The Oakland Raiders haven’t started building their stadium in Las Vegas, but there’s already some activity at the project site.
A homeless encampment has taken shape on the football team’s land. The cluster of property and trash is below a billboard off Dean Martin Drive that, as of last week, advertised a garage-door company on one side and singer Mariah Carey’s performances at Caesars Palace on the other.
At the encampment, a mattress was lying on one or two wooden pallets and covered with belongings. A shopping cart, buckets, empty cups and water bottles, a toolbox and other items also were strewn about.
A handwritten sign there was partially covered from view but mentioned food, water and supplies.
“Anything you can spare is a blessing,” the sign said.
Nobody was seen there Monday morning, but two people were there at least at one point last week.
A Raiders spokesperson could not be reached for comment Monday.
The team, which received approval from NFL owners in March to move to Las Vegas, plans to build a 65,000-seat domed stadium at Russell Road and Dean Martin, just west of Interstate 15.
Construction is expected to start in January and finish by June 2020. The Nevada Legislature approved using $750 million in public money to help finance the $1.9 billion project.

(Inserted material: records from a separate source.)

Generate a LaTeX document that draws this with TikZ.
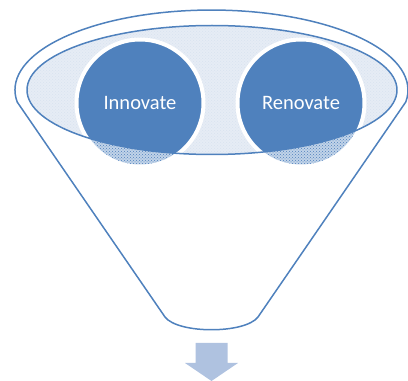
\documentclass[tikz,border=0pt]{standalone}
\usepackage{fontspec}
\setmainfont{Carlito}
\usetikzlibrary{patterns}
\definecolor{funnelblue}{HTML}{4F81BD}
\definecolor{mouthblue}{HTML}{E6ECF5}
\definecolor{arrowblue}{HTML}{AFC2E0}

\begin{document}
\begin{tikzpicture}[x=1pt,y=1pt,line join=round,
    rim/.style={draw=funnelblue,line width=1.5pt},
    word node/.style={circle,fill=funnelblue,draw=white,line width=4pt,minimum size=127pt,
      inner sep=0pt,text=white,font=\fontsize{20.5}{24}\selectfont},
    lowdots/.style={preaction={fill=funnelblue!35},pattern=crosshatch dots,pattern color=funnelblue}]
  \useasboundingbox (0,0) rectangle (408,381);

  % funnel body
  \draw[rim] (17.2,279) arc[start angle=188.6,end angle=-8.6,x radius=196.5,y radius=80]
    -- (258,64) .. controls (245,47) and (178,47) .. (165,64) -- cycle;

  \coordinate (innocentre) at (140,278);
  \coordinate (renocentre) at (301,278);

  % mouth of the funnel
  \path[fill=mouthblue,postaction={pattern=crosshatch dots,pattern color=funnelblue!22}]
    (212,291) ellipse [x radius=185,y radius=64.5];
  \fill[lowdots] (innocentre) circle (61.5);
  \fill[lowdots] (renocentre) circle (61.5);
  \begin{scope}
    \clip (212,291) ellipse [x radius=185,y radius=64.5];
    \node[word node] (innovate) at (innocentre) {Innovate};
    \node[word node] (renovate) at (renocentre) {Renovate};
  \end{scope}
  \draw[rim] (212,291) ellipse [x radius=185,y radius=64.5];

  % output arrow
  \fill[arrowblue] (195.5,38) -- (227.5,38) -- (227.5,18) -- (238,18) -- (211.5,0)
    -- (185,18) -- (195.5,18) -- cycle;
\end{tikzpicture}
\end{document}
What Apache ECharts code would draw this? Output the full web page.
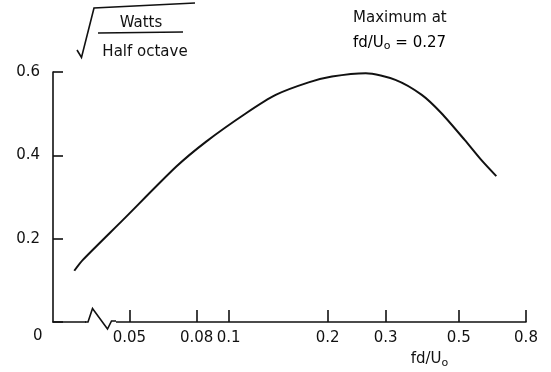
<!DOCTYPE html>
<html>
<head>
<meta charset="utf-8">
<script src="https://cdn.jsdelivr.net/npm/echarts@6/dist/echarts.min.js"></script>
<style>html,body{margin:0;padding:0;background:#fff}#c{width:551px;height:372px}</style>
</head>
<body>
<div id="c"></div>
<script>
// Data
const fdValues = [0.034, 0.0361, 0.0478, 0.0694, 0.0855, 0.113, 0.139, 0.175, 0.206, 0.261, 0.321, 0.386, 0.443, 0.521, 0.585, 0.650];
const amplitude = [0.123, 0.149, 0.245, 0.373, 0.433, 0.501, 0.545, 0.575, 0.589, 0.597, 0.581, 0.545, 0.501, 0.437, 0.389, 0.350];
const xTicks = [0.05, 0.08, 0.1, 0.2, 0.3, 0.5, 0.8];
const xTickLabels = ['0.05', '0.08', '0.1', '0.2', '0.3', '0.5', '0.8'];
const yTicks = [0.2, 0.4, 0.6];

const FONT = 'DejaVu Sans';
const INK = '#111';
const chart = echarts.init(document.getElementById('c'), null, {renderer: 'canvas'});

chart.setOption({
  animation: false,
  backgroundColor: '#fff',
  grid: {left: 53, right: 25, top: 72, bottom: 50, containLabel: false, outerBoundsMode: 'none'},
  xAxis: {
    type: 'log', logBase: 10, min: 0.0293, max: 0.8,
    name: '{a|fd/U}{s|o}', nameLocation: 'middle', nameGap: 28,
    nameTextStyle: {padding: [0, 0, 0, 280], rich: {
      a: {fontFamily: FONT, fontSize: 15, color: INK},
      s: {fontFamily: FONT, fontSize: 11, color: INK, padding: [8, 0, 0, 0]}
    }},
    axisLine: {show: true, lineStyle: {color: INK, width: 1.6}},
    axisTick: {show: true, inside: true, length: 12, customValues: xTicks, lineStyle: {color: INK, width: 1.6}},
    axisLabel: {show: true, customValues: xTicks, margin: 9, fontFamily: FONT, fontSize: 15, color: INK,
      formatter: v => { let best = xTickLabels[0], d = Infinity; xTicks.forEach((t, i) => { const dd = Math.abs(Math.log(t) - Math.log(v)); if (dd < d) { d = dd; best = xTickLabels[i]; } }); return best; }},
    splitLine: {show: false}, minorTick: {show: false}, minorSplitLine: {show: false}
  },
  yAxis: {
    type: 'value', min: 0, max: 0.6, interval: 0.2,
    axisLine: {show: true, lineStyle: {color: INK, width: 1.6}},
    axisTick: {show: true, inside: true, length: 10, lineStyle: {color: INK, width: 1.6}},
    axisLabel: {show: true, margin: 13, fontFamily: FONT, fontSize: 15, color: INK,
      formatter: v => (v === 0 ? '' : v.toFixed(1))},
    splitLine: {show: false}
  },
  series: [{
    type: 'line', smooth: 0.25, symbol: 'none',
    lineStyle: {color: INK, width: 2},
    data: fdValues.map((x, i) => [x, amplitude[i]])
  }],
  graphic: [
    // origin label
    {type: 'text', left: 33, top: 329, style: {text: '0', fontFamily: FONT, fontSize: 15, fill: INK}},
    // axis break
    {type: 'rect', shape: {x: 86, y: 316, width: 30, height: 8}, style: {fill: '#fff'}, z: 100},
    {type: 'polyline', shape: {points: [[85, 322], [88, 322], [92.5, 308.5], [107.5, 329], [111.5, 321], [116, 321]]},
      style: {stroke: INK, lineWidth: 1.6, fill: null}, z: 101},
    // radical sign and fraction
    {type: 'polyline', shape: {points: [[77, 50], [81.5, 57.5], [94, 8], [195, 3]]},
      style: {stroke: INK, lineWidth: 1.6, fill: null}},
    {type: 'line', shape: {x1: 98, y1: 33, x2: 183, y2: 32}, style: {stroke: INK, lineWidth: 1.4}},
    {type: 'text', x: 141, y: 23, style: {text: 'Watts', fontFamily: FONT, fontSize: 15, fill: INK, align: 'center', verticalAlign: 'middle'}},
    {type: 'text', x: 145, y: 52, style: {text: 'Half octave', fontFamily: FONT, fontSize: 15, fill: INK, align: 'center', verticalAlign: 'middle'}},
    // annotation
    {type: 'text', x: 353, y: 18, style: {text: 'Maximum at', fontFamily: FONT, fontSize: 15, fill: INK, align: 'left', verticalAlign: 'middle'}},
    {type: 'text', x: 353, y: 43, style: {
      text: '{a|fd/U}{s|o}{a| = 0.27}', verticalAlign: 'middle',
      rich: {a: {fontFamily: FONT, fontSize: 15, color: INK}, s: {fontFamily: FONT, fontSize: 11, color: INK, padding: [6, 0, 0, 0]}}
    }}
  ]
});
</script>
</body>
</html>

The Raiders bought the 62.6-acre stadium site in May for $77.5 million, property records show.
Listing broker Michael Parks of CBRE Group said he never heard from Las Vegas police or Clark County code enforcement when he was trying to sell the property — if there were complaints, they likely would have been sent to the landowners, he noted.

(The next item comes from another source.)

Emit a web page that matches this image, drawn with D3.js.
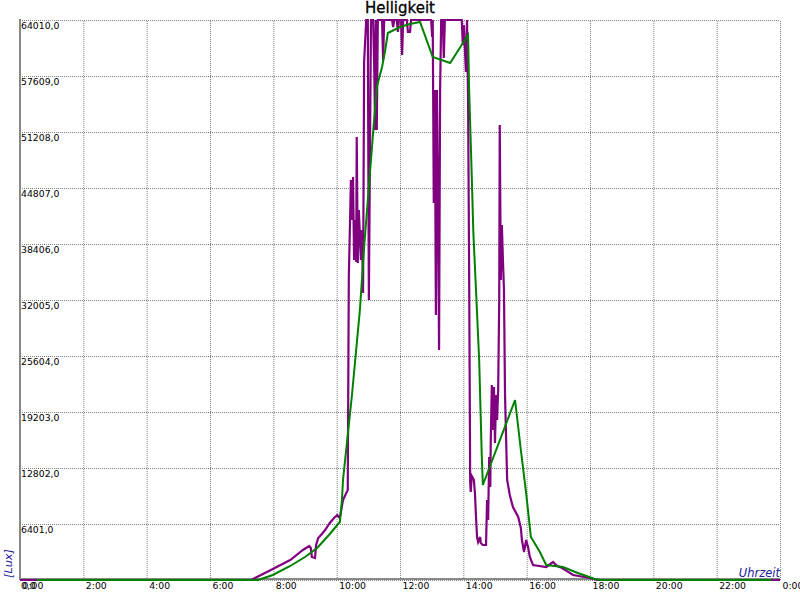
<!DOCTYPE html>
<html><head><meta charset="utf-8">
<script src="https://cdn.jsdelivr.net/npm/d3@7"></script>
<style>
html,body{margin:0;padding:0;background:#fff;}
svg{display:block;font-family:"DejaVu Sans",sans-serif;}
</style></head><body>
<svg id="c" width="800" height="600"></svg>
<script>
const title = "Helligkeit";
const yAxisTitle = "[Lux]";
const xAxisTitle = "Uhrzeit";
const yTickValues = [0,6401,12802,19203,25604,32005,38406,44807,51208,57609,64010];
const yTickLabels = ["0,0","6401,0","12802,0","19203,0","25604,0","32005,0","38406,0","44807,0","51208,0","57609,0","64010,0"];
const xTickValues = [0,120,240,360,480,600,720,840,960,1080,1200,1320,1440];
const xTickLabels = ["0:00","2:00","4:00","6:00","8:00","10:00","12:00","14:00","16:00","18:00","20:00","22:00","0:00"];

// purple series: raw measurements
const rawTimes = ["00:00","07:18","07:59","08:32","08:56","09:08","09:11","09:13","09:19","09:21","09:25","09:32","09:38","09:47","09:55","10:01","10:06","10:12","10:21","10:23","10:27","10:29","10:31","10:33","10:35","10:37","10:38","10:40","10:42","10:46","10:48","10:50","10:52","10:56","10:59","11:01","11:05","11:09","11:11","11:13","11:14","11:16","11:18","11:26","11:28","11:30","11:45","11:47","11:49","11:54","11:56","11:58","12:02","12:04","12:06","12:13","12:15","12:19","12:21","12:59","13:01","13:02","13:04","13:06","13:08","13:10","13:12","13:14","13:16","13:18","13:21","13:23","13:25","13:57","13:59","14:01","14:03","14:05","14:07","14:09","14:11","14:13","14:14","14:16","14:20","14:22","14:24","14:26","14:28","14:32","14:33","14:37","14:43","14:45","14:47","14:49","14:51","14:52","14:54","14:56","14:58","15:00","15:02","15:04","15:06","15:08","15:09","15:11","15:13","15:15","15:17","15:19","15:23","15:28","15:34","15:44","15:49","15:51","15:55","15:59","16:03","16:06","16:12","16:37","16:50","16:58","17:07","17:28","18:00","18:13","24:00"];
const rawValues = [0,0,1257,2286,3429,3886,3658,2629,2515,4001,4801,5258,5715,6515,7087,7430,7087,9144,10287,34520,45722,41149,46065,36577,41149,36349,50637,36234,42292,36577,40006,32805,59209,64010,64010,32005,64010,64010,59095,51437,64010,51437,64010,64010,59438,64010,64010,63210,64010,64010,62639,64010,64010,60010,64010,64010,62639,62639,64010,64010,62067,64010,43093,56009,30291,56009,43778,26290,56009,64010,64010,59667,64010,64010,61153,63438,60581,58067,64010,54866,35091,11087,10059,11888,11430,9944,7201,4915,4343,4915,4229,4001,4001,9144,6858,14059,10630,16002,22289,17145,22061,15660,21146,18289,21717,32005,52008,34291,40578,36577,33148,21146,11430,9716,8344,7201,5944,4572,3200,4572,3658,2629,1715,1486,2057,1600,1372,572,229,0,0];

// green series: smoothed values
const avgTimes = ["00:32","07:31","07:59","08:32","09:00","09:23","09:47","10:06","10:10","10:12","10:29","10:44","10:52","11:01","11:09","11:16","11:26","11:32","11:37","12:00","12:19","12:38","13:02","13:35","14:09","14:11","14:16","14:19","14:24","14:30","14:35","14:37","15:38","15:49","15:59","16:08","16:25","16:37","17:09","17:37","18:09","18:19","23:44"];
const avgValues = [0,0,572,1600,2629,3658,5258,6630,9144,11430,21146,30862,38063,44921,51094,56352,58638,60581,62524,63210,63553,63782,59781,59095,62296,56009,46064,39663,33148,25147,14059,10859,20575,14860,9944,4915,3200,1715,1486,800,114,0,0];

const toMin = s => { const [h,m] = s.split(":").map(Number); return h*60+m; };
const raw = rawTimes.map((t,i)=>({t:toMin(t), v:rawValues[i]}));
const avg = avgTimes.map((t,i)=>({t:toMin(t), v:avgValues[i]}));

const svg = d3.select("#c");
const L=20, R=780, T=20, B=580;
const x = d3.scaleLinear().domain([0,1440]).range([L,R]);
const y = d3.scaleLinear().domain([0,64010]).range([B,T]);

// grid
svg.append("g").attr("transform",`translate(0,${B})`)
  .call(d3.axisBottom(x).tickValues(xTickValues).tickSize(-(B-T)).tickFormat(""))
  .call(g=>g.select(".domain").remove())
  .call(g=>g.selectAll("line").attr("stroke","#808080").attr("stroke-dasharray","1,1"));
svg.append("g").attr("transform",`translate(${L},0)`)
  .call(d3.axisLeft(y).tickValues(yTickValues).tickSize(-(R-L)).tickFormat(""))
  .call(g=>g.select(".domain").remove())
  .call(g=>g.selectAll("line").attr("stroke","#808080").attr("stroke-dasharray","1,1"));

// axis lines
svg.append("line").attr("x1",x(0)).attr("x2",x(0)).attr("y1",T-1).attr("y2",B)
  .attr("stroke","#888").attr("stroke-width",2);
svg.append("line").attr("x1",x(0)).attr("x2",R).attr("y1",B-1).attr("y2",B-1)
  .attr("stroke","#888").attr("stroke-width",2);

// data lines
const line = d3.line().x(d=>x(d.t)).y(d=>y(d.v));
svg.append("path").datum(raw).attr("d",line).attr("fill","none")
  .attr("stroke","#800080").attr("stroke-width",2.2).attr("stroke-linejoin","miter");
svg.append("path").datum(avg).attr("d",line).attr("fill","none")
  .attr("stroke","#008000").attr("stroke-width",2);

// tick labels
svg.append("g").attr("transform",`translate(${L},0)`)
  .call(d3.axisRight(y).tickValues(yTickValues).tickSize(0).tickFormat((d,i)=>yTickLabels[i]))
  .call(g=>g.select(".domain").remove())
  .call(g=>g.selectAll("text").attr("x",1).attr("dy",null).attr("y",8.3)
     .attr("text-anchor","start").attr("font-size",9.3).attr("font-family","DejaVu Sans").attr("fill","#000"));
svg.append("g").attr("transform",`translate(0,${B})`)
  .call(d3.axisBottom(x).tickValues(xTickValues).tickSize(0).tickFormat((d,i)=>xTickLabels[i]))
  .call(g=>g.select(".domain").remove())
  .call(g=>g.selectAll("text").attr("x",2).attr("dy",null).attr("y",9)
     .attr("text-anchor","start").attr("font-size",9.3).attr("font-family","DejaVu Sans").attr("fill","#000"));

// titles
svg.append("text").attr("x",400).attr("y",13.3).attr("text-anchor","middle")
  .attr("font-size",15).attr("fill","#000").attr("stroke","#000").attr("stroke-width",0.3).text(title);
svg.append("text").attr("transform","translate(12,578) rotate(-90)").attr("text-anchor","start")
  .attr("font-size",11.3).attr("font-style","italic").attr("fill","#2020a0").text(yAxisTitle);
svg.append("text").attr("x",780).attr("y",577).attr("text-anchor","end")
  .attr("font-size",11.5).attr("font-style","italic").attr("fill","#2020a0").text(xAxisTitle);
</script>
</body></html>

But driving by, he’s seen encampments in the neighborhood over the years.
Just north of the stadium site, homeless encampments have formed along the Hacienda Avenue overpass and on a vacant parcel nearby. The parcel’s listing broker told the Las Vegas Review-Journal in May that when vagrants are cleared from his site, “it doesn’t take long for them to return.”

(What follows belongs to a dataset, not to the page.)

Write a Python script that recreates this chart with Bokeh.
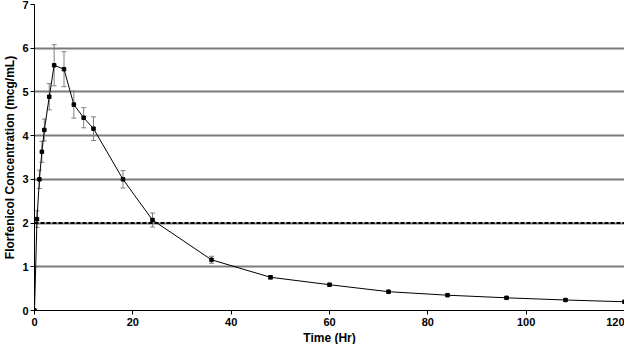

It was torched in a two-alarm blaze on May 4, causing an estimated $120,000 in damage. That week, notices taped and stapled to the two-story building said the property was “a haven” for vagrants and criminal activity, that vagrants had moved in and caused “multiple fires” and that vandals had ripped out “all electrical, mechanical and plumbing.”
It looks like people aren’t staying away, either: as of last week, two entry points to the barbecued building appeared to be open.